↓↓↓

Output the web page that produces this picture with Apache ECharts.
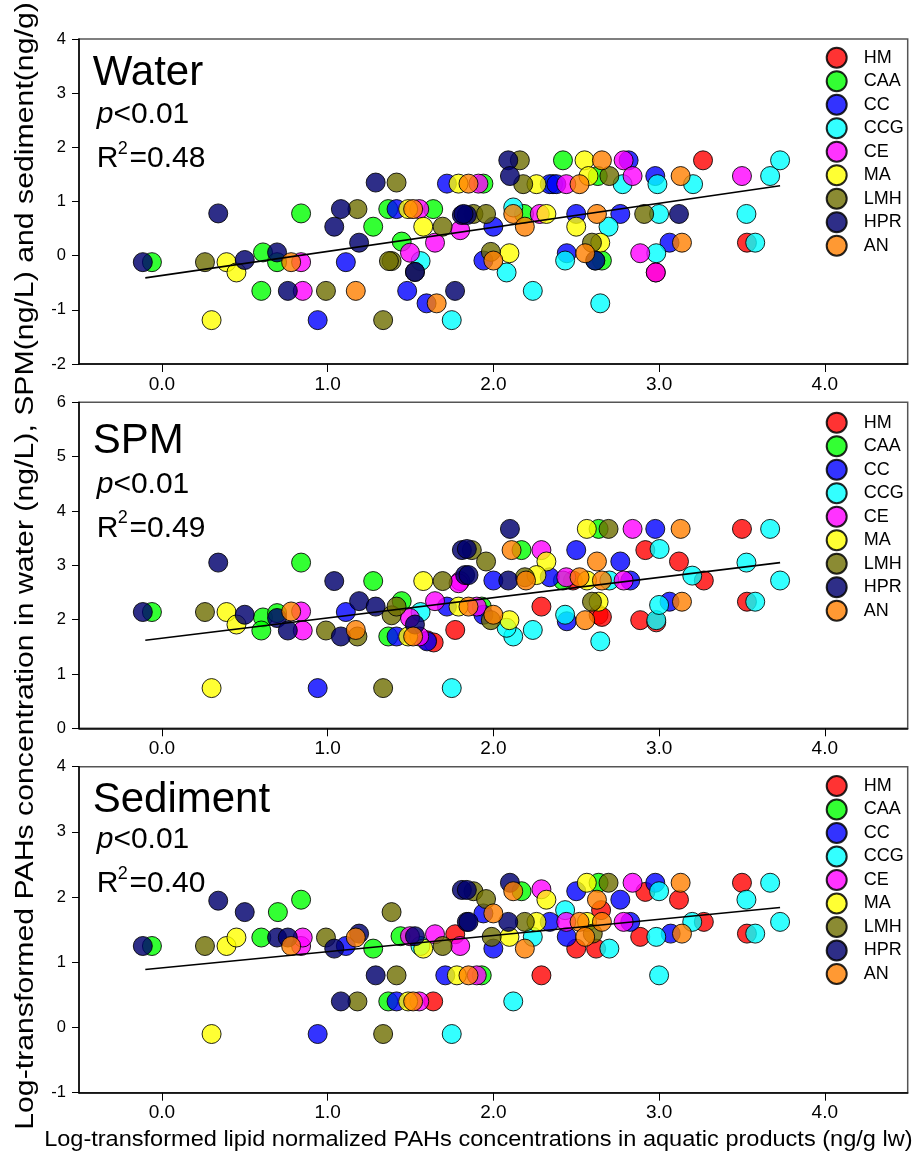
<!DOCTYPE html>
<html><head><meta charset="utf-8">
<script src="https://cdn.jsdelivr.net/npm/echarts@6/dist/echarts.min.js"></script>
<style>html,body{margin:0;padding:0;background:#fff}#c{width:919px;height:1154px}</style>
</head><body><div id="c"></div>
<script>
const groups = ['HM','CAA','CC','CCG','CE','MA','LMH','HPR','AN'];
const groupColors = ['rgba(255,0,0,0.8)','rgba(0,255,0,0.8)','rgba(0,0,255,0.8)','rgba(0,255,255,0.8)','rgba(255,0,255,0.8)','rgba(255,255,0,0.8)','rgba(110,110,0,0.8)','rgba(0,0,110,0.82)','rgba(255,128,0,0.8)'];
const xTicks = [0,1,2,3,4];

// ---------- Water panel ----------
const water_HM  = [[3.265,1.76],[3.53,0.24],[2.98,-0.31]];
const water_CAA = [[-0.06,-0.12],[0.61,0.06],[0.60,-0.65],[0.695,-0.12],[0.84,0.78],[1.275,0.535],[1.366,0.86],[1.637,0.86],[1.447,0.26],[1.94,1.33],[2.42,1.76],[2.63,1.47],[2.185,0.77],[2.655,-0.09],[2.36,1.32]];
const water_CC  = [[0.94,-1.19],[1.11,-0.12],[1.416,0.86],[1.48,-0.65],[1.597,-0.88],[1.72,1.33],[2.0,0.535],[1.94,-0.09],[2.34,1.32],[2.38,1.32],[2.50,0.77],[2.766,0.77],[2.816,1.76],[2.977,1.47],[3.063,0.24],[2.443,0.045]];
const water_CCG = [[1.561,-0.1],[1.749,-1.19],[2.12,0.89],[2.78,1.32],[2.99,1.32],[3.205,1.32],[3.67,1.47],[3.73,1.76],[3.00,0.77],[3.527,0.77],[2.695,0.535],[3.58,0.24],[2.983,0.045],[2.433,-0.09],[2.08,-0.31],[2.238,-0.65],[2.645,-0.88],[2.615,-0.09]];
const water_CE  = [[0.84,-0.12],[0.85,-0.65],[1.553,0.86],[1.497,0.055],[1.648,0.24],[1.80,0.47],[1.91,1.33],[2.44,1.32],[2.786,1.76],[2.84,1.47],[2.28,0.77],[2.886,0.045],[2.98,-0.31],[3.50,1.47]];
const water_MA  = [[0.30,-1.19],[0.39,-0.12],[0.45,-0.31],[1.486,0.86],[1.577,0.535],[1.79,1.33],[2.26,1.32],[2.55,1.76],[2.574,1.47],[2.32,0.77],[2.50,0.535],[2.097,0.045],[2.645,0.24]];
const water_LMH = [[0.26,-0.12],[0.99,-0.65],[1.18,0.86],[1.335,-1.19],[1.386,-0.1],[1.37,-0.1],[1.416,1.35],[1.694,0.535],[1.527,-0.3],[1.88,0.77],[1.956,0.77],[2.16,1.76],[2.70,1.47],[2.18,1.32],[2.91,0.77],[1.985,0.07],[2.595,0.24]];
const water_HPR = [[-0.115,-0.12],[0.34,0.78],[0.50,-0.08],[0.695,0.06],[0.76,-0.65],[1.08,0.86],[1.04,0.535],[1.19,0.24],[1.29,1.35],[1.527,-0.3],[1.769,-0.65],[1.81,0.75],[1.84,0.75],[2.09,1.76],[2.10,1.47],[1.82,0.77],[3.12,0.77],[2.615,-0.09]];
const water_AN  = [[0.78,-0.12],[1.17,-0.65],[1.516,0.86],[1.658,-0.88],[1.85,1.33],[2.655,1.76],[2.52,1.32],[3.13,1.47],[2.12,0.77],[2.625,0.77],[2.19,0.535],[3.138,0.24],[2.554,0.045],[2.0,-0.09]];
const water_fit = [[-0.1,-0.41],[3.73,1.29]];

// ---------- SPM panel ----------
const spm_HM  = [[1.77,1.81],[1.60,1.62],[1.64,1.58],[2.29,2.24],[2.635,2.09],[2.655,2.05],[2.886,1.99],[2.983,1.95],[2.917,3.28],[3.12,3.07],[3.27,2.72],[3.50,3.67],[3.53,2.33],[2.48,2.72]];
const spm_CAA = [[-0.06,2.14],[0.84,3.05],[0.61,2.04],[0.60,1.80],[0.695,2.12],[1.275,2.71],[1.447,2.34],[1.366,1.69],[1.93,2.24],[2.17,3.28],[2.635,3.67],[2.42,2.72]];
const spm_CC  = [[0.94,0.74],[1.11,2.14],[1.416,1.69],[1.60,1.60],[1.72,2.24],[2.0,2.72],[1.94,2.09],[2.34,2.78],[2.50,3.28],[2.766,3.07],[2.977,3.67],[2.826,2.72],[2.443,1.97],[3.063,2.33]];
const spm_CCG = [[1.561,2.14],[1.749,0.74],[2.12,1.69],[2.238,1.81],[2.645,1.60],[2.433,2.09],[2.983,1.99],[3.0,2.27],[3.003,3.30],[3.2,2.81],[3.527,3.05],[3.58,2.33],[3.67,3.67],[3.73,2.72],[2.70,2.72],[2.08,1.85]];
const spm_CE  = [[0.84,2.15],[0.85,1.80],[1.553,1.69],[1.497,2.03],[1.648,2.34],[1.80,2.71],[1.79,2.67],[2.29,3.28],[2.84,3.67],[2.786,2.72],[2.44,2.78],[1.90,2.24]];
const spm_MA  = [[0.30,0.74],[0.39,2.14],[0.45,1.91],[1.486,1.69],[1.577,2.71],[1.79,2.24],[2.564,3.67],[2.32,3.07],[2.26,2.82],[2.565,2.72],[2.097,1.99],[2.635,2.33]];
const spm_LMH = [[0.26,2.14],[0.99,1.80],[1.18,1.69],[1.335,0.74],[1.386,2.08],[1.416,2.24],[1.694,2.71],[1.87,3.28],[1.956,3.07],[2.695,3.67],[1.985,1.99],[2.595,2.33],[2.19,2.78]];
const spm_HPR = [[-0.115,2.14],[0.34,3.05],[0.50,2.09],[0.695,2.03],[0.76,1.80],[1.04,2.71],[1.08,1.69],[1.19,2.34],[1.29,2.24],[1.527,1.91],[1.83,2.82],[1.81,3.28],[1.84,3.30],[2.10,3.67],[2.09,2.72],[1.85,2.82]];
const spm_AN  = [[0.78,2.15],[1.17,1.81],[1.516,1.69],[1.85,2.24],[2.11,3.28],[2.625,3.07],[3.13,3.67],[2.197,2.72],[2.52,2.78],[2.655,2.72],[3.138,2.33],[2.0,2.09],[2.554,1.99]];
const spm_fit = [[-0.1,1.62],[3.73,3.05]];

// ---------- Sediment panel ----------
const sed_HM  = [[1.637,0.40],[1.77,1.43],[2.29,0.80],[2.917,2.08],[3.12,1.96],[3.27,1.62],[3.50,2.22],[3.53,1.44],[2.50,1.21],[2.62,1.21],[2.886,1.39],[2.65,1.80]];
const sed_CAA = [[-0.06,1.25],[0.60,1.38],[0.70,1.77],[0.84,1.96],[1.275,1.21],[1.366,0.40],[1.44,1.40],[1.93,0.80],[2.17,2.09],[2.635,2.22]];
const sed_CC  = [[0.94,-0.10],[1.11,1.25],[1.416,0.40],[1.71,0.80],[1.94,1.75],[2.0,1.21],[2.34,1.62],[2.443,1.39],[2.50,2.09],[2.766,1.96],[2.826,1.62],[2.977,2.22],[3.07,1.44]];
const sed_CCG = [[1.749,-0.10],[2.12,0.40],[3.0,0.80],[2.238,1.39],[2.433,1.80],[2.70,1.21],[2.983,1.39],[3.0,2.09],[3.2,1.62],[3.527,1.96],[3.58,1.44],[3.67,2.22],[3.73,1.62],[1.56,1.25]];
const sed_CE  = [[0.84,1.25],[0.85,1.38],[1.497,1.40],[1.553,0.40],[1.648,1.43],[1.80,1.25],[1.90,0.80],[2.29,2.12],[2.44,1.62],[2.786,1.62],[2.84,2.22]];
const sed_MA  = [[0.30,-0.10],[0.39,1.25],[0.45,1.38],[1.486,0.40],[1.577,1.21],[1.78,0.80],[2.097,1.39],[2.26,1.62],[2.32,1.96],[2.564,2.22],[2.565,1.62]];
const sed_LMH = [[0.26,1.25],[0.99,1.38],[1.18,0.40],[1.335,-0.10],[1.386,1.77],[1.416,0.80],[1.694,1.25],[1.88,2.09],[1.956,1.97],[1.99,1.39],[2.19,1.62],[2.695,2.22],[2.60,1.44]];
const sed_HPR = [[-0.115,1.25],[0.34,1.945],[0.50,1.77],[0.695,1.38],[0.76,1.38],[1.04,1.21],[1.08,0.40],[1.29,0.80],[1.19,1.44],[1.527,1.40],[1.81,2.11],[1.84,2.11],[1.84,1.62],[2.10,2.22],[2.09,1.62],[1.85,1.62]];
const sed_AN  = [[0.78,1.25],[1.17,1.38],[1.516,0.40],[1.85,0.80],[2.0,1.75],[2.12,2.09],[2.19,1.21],[2.52,1.62],[2.625,1.96],[2.655,1.62],[3.13,2.22],[2.554,1.39],[3.138,1.44]];
const sed_fit = [[-0.1,0.89],[3.73,1.84]];

const panelTitles = ['Water','SPM','Sediment'];
const panelR2 = ['0.48','0.49','0.40'];
const panelP = ['<0.01','<0.01','<0.01'];
const yRanges = [[-2,4],[0,6],[-1,4]];

const panelData = [
  [water_HM,water_CAA,water_CC,water_CCG,water_CE,water_MA,water_LMH,water_HPR,water_AN],
  [spm_HM,spm_CAA,spm_CC,spm_CCG,spm_CE,spm_MA,spm_LMH,spm_HPR,spm_AN],
  [sed_HM,sed_CAA,sed_CC,sed_CCG,sed_CE,sed_MA,sed_LMH,sed_HPR,sed_AN]
];
const panelFits = [water_fit, spm_fit, sed_fit];

// ---------- layout ----------
const FONT = '"Liberation Sans", Arial, sans-serif';
const gridTops = [39, 402.3, 766.7];
const gridHeights = [325, 326, 326];
const legendTops = [41.7, 406.7, 770];
const titleY = [[73.4,115,159],[441,484.4,528.4],[800.4,840,884]];

const grids = [], xAxes = [], yAxes = [], series = [], legends = [], graphics = [];
for (let p = 0; p < 3; p++) {
  grids.push({left:79, right:11.3, top:gridTops[p], height:gridHeights[p], show:true,
    borderColor:'#555', borderWidth:1.5, backgroundColor:'transparent'});
  xAxes.push({type:'value', gridIndex:p, min:-0.5, max:4.5,
    axisLine:{show:true, onZero:false, lineStyle:{color:'#000', width:1.5}},
    axisTick:{show:true, customValues:xTicks, length:8, lineStyle:{color:'#000', width:1}},
    axisLabel:{customValues:xTicks, formatter:v=>Number(v).toFixed(1), fontSize:19, color:'#000', fontFamily:FONT, margin:11},
    splitLine:{show:false}});
  yAxes.push({type:'value', gridIndex:p, min:yRanges[p][0], max:yRanges[p][1], interval:1,
    axisLine:{show:true, onZero:false, lineStyle:{color:'#000', width:1.5}},
    axisTick:{show:true, length:7, lineStyle:{color:'#000', width:1}},
    axisLabel:{fontSize:16.5, color:'#000', fontFamily:FONT, margin:13},
    splitLine:{show:false}});
  groups.forEach((g, i) => {
    series.push({type:'scatter', name:g, xAxisIndex:p, yAxisIndex:p, data:panelData[p][i],
      symbol:'circle', symbolSize:19,
      itemStyle:{color:groupColors[i], borderColor:'rgba(0,0,0,0.85)', borderWidth:1, opacity:1},
      emphasis:{disabled:true}});
  });
  series.push({type:'line', xAxisIndex:p, yAxisIndex:p, data:panelFits[p], showSymbol:false, symbol:'none',
    lineStyle:{color:'#000', width:1.6}, z:5, silent:true});
  legends.push({data:groups, orient:'vertical', left:820.7, top:legendTops[p], icon:'circle',
    itemWidth:20, itemHeight:20, itemGap:1.5, selectedMode:false,
    textStyle:{fontSize:18, color:'#000', fontFamily:FONT, lineHeight:20, padding:[0,0,0,12]}});
  graphics.push({type:'text', x:92.7, y:titleY[p][0], style:{text:panelTitles[p], fontSize:42, fontFamily:FONT, fill:'#000', verticalAlign:'middle'}});
  graphics.push({type:'text', x:96.7, y:titleY[p][1], style:{text:'{i|p}{n|' + panelP[p] + '}', verticalAlign:'middle', fill:'#000',
    rich:{i:{fontStyle:'italic', fontSize:30, fontFamily:FONT, fill:'#000'}, n:{fontSize:30, fontFamily:FONT, fill:'#000'}}}});
  graphics.push({type:'text', x:96.7, y:titleY[p][2], style:{text:'R', fontSize:30, fontFamily:FONT, fill:'#000', verticalAlign:'middle'}});
  graphics.push({type:'text', x:117.8, y:titleY[p][2]-10, style:{text:'2', fontSize:18, fontFamily:FONT, fill:'#000', verticalAlign:'middle'}});
  graphics.push({type:'text', x:129.5, y:titleY[p][2], style:{text:'=' + panelR2[p], fontSize:30, fontFamily:FONT, fill:'#000', verticalAlign:'middle'}});
}
graphics.push({type:'text', x:26, y:566, rotation:Math.PI/2, scaleX:1.21,
  style:{text:'Log-transformed PAHs concentration in water (ng/L), SPM(ng/L) and sediment(ng/g)', fontSize:25, fontFamily:FONT, fill:'#000', align:'center', verticalAlign:'middle'}});
graphics.push({type:'text', x:478.3, y:1139.5, scaleX:1.07,
  style:{text:'Log-transformed lipid normalized PAHs concentrations in aquatic products (ng/g lw)', fontSize:22, fontFamily:FONT, fill:'#000', align:'center', verticalAlign:'middle'}});

const chart = echarts.init(document.getElementById('c'), null, {renderer:'canvas'});
chart.setOption({animation:false, backgroundColor:'#fff', grid:grids, xAxis:xAxes, yAxis:yAxes, series, legend:legends, graphic:graphics});
</script></body></html>
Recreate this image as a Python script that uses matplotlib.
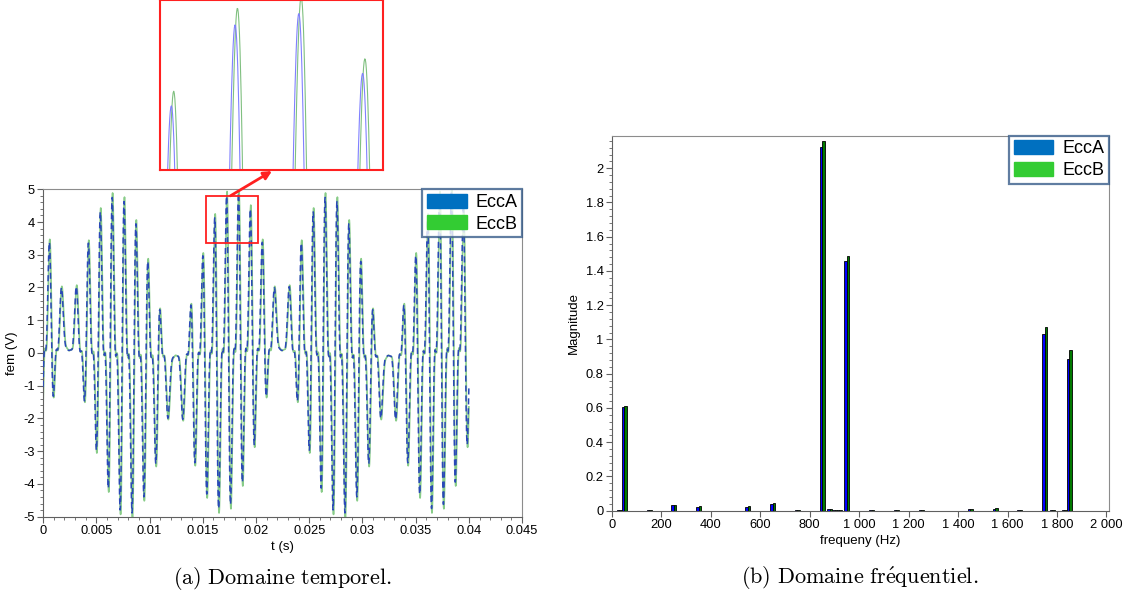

↑↑↑

Give again, please, precisely the lines that begin the records and run through the line with "const xTicks = [0,1,2,3,4];" in it, keeping both end lines and dropping any pictures.

Output the web page that produces this picture with Apache ECharts.
<!DOCTYPE html>
<html><head><meta charset="utf-8">
<script src="https://cdn.jsdelivr.net/npm/echarts@6/dist/echarts.min.js"></script>
<style>html,body{margin:0;padding:0;background:#fff}#c{width:919px;height:1154px}</style>
</head><body><div id="c"></div>
<script>
const groups = ['HM','CAA','CC','CCG','CE','MA','LMH','HPR','AN'];
const groupColors = ['rgba(255,0,0,0.8)','rgba(0,255,0,0.8)','rgba(0,0,255,0.8)','rgba(0,255,255,0.8)','rgba(255,0,255,0.8)','rgba(255,255,0,0.8)','rgba(110,110,0,0.8)','rgba(0,0,110,0.82)','rgba(255,128,0,0.8)'];
const xTicks = [0,1,2,3,4];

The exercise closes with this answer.